# Hello everyone



## Merete (Apr 10, 2008)

Hi all,

My name is Merete, I am from Denmark (Scandinavia)  

I have had horses all my life, my family bred Arabians when I was young. Now I´m 47 and living with my husband, my 15 year old son, 4 horses and three dogs on a farm in Jylland. We have at pt three Irish Cobs/Gypsy Vanners (two geldings and a stallion) and one spotted miniature stallion. Due to illness, I can´t ride anymore, so I spend my time with the horses teaching them tricks, which is great fun. I am an author, I write poetry, short-stories and books about animals. I am currently working on a book about horses. My "horse-wish" for the near future is a Cremello 

I also spend a lot of time on my other hobby: homepages!
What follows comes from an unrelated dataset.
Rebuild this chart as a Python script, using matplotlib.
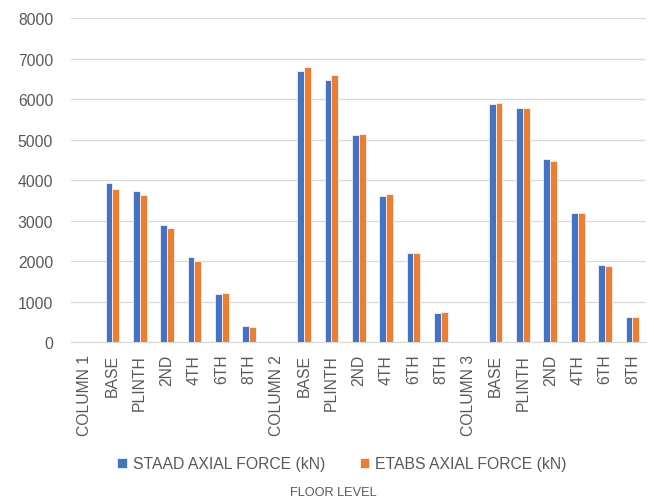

My horsepage is at http://www.horseandponyworld.com


----------



## PoptartShop (Jul 25, 2010)

Welcome to the Horse Forum, Merete!  
That's awesome; I'm sure your horses & dogs are adorable. 
Have fun posting!


----------



## jazzyrider (Sep 16, 2007)

hiya
welcome to the forum 

p.s. i had to remove the link to your page for now as links to outside websites/advertising websites isnt allowed. you may add the link to your signature though if you link directly back to this forum from your site. you scratch our back, we'll scratch yours


----------



## Merete (Apr 10, 2008)

jazzyrider said:


> hiya
> welcome to the forum
> 
> p.s. i had to remove the link to your page for now as links to outside websites/advertising websites isnt allowed. you may add the link to your signature though if you link directly back to this forum from your site. you scratch our back, we'll scratch yours


Okay, sorry, my mistake.


----------



## Rachluvshorses4eva (Apr 11, 2007)

Hey! Welcome to the HF! Have fun!


----------



## i-love-stitch (Mar 11, 2008)

Welcome! Hope you enjoy!


----------



## buckaroo2010 (Nov 7, 2007)

Welcome


----------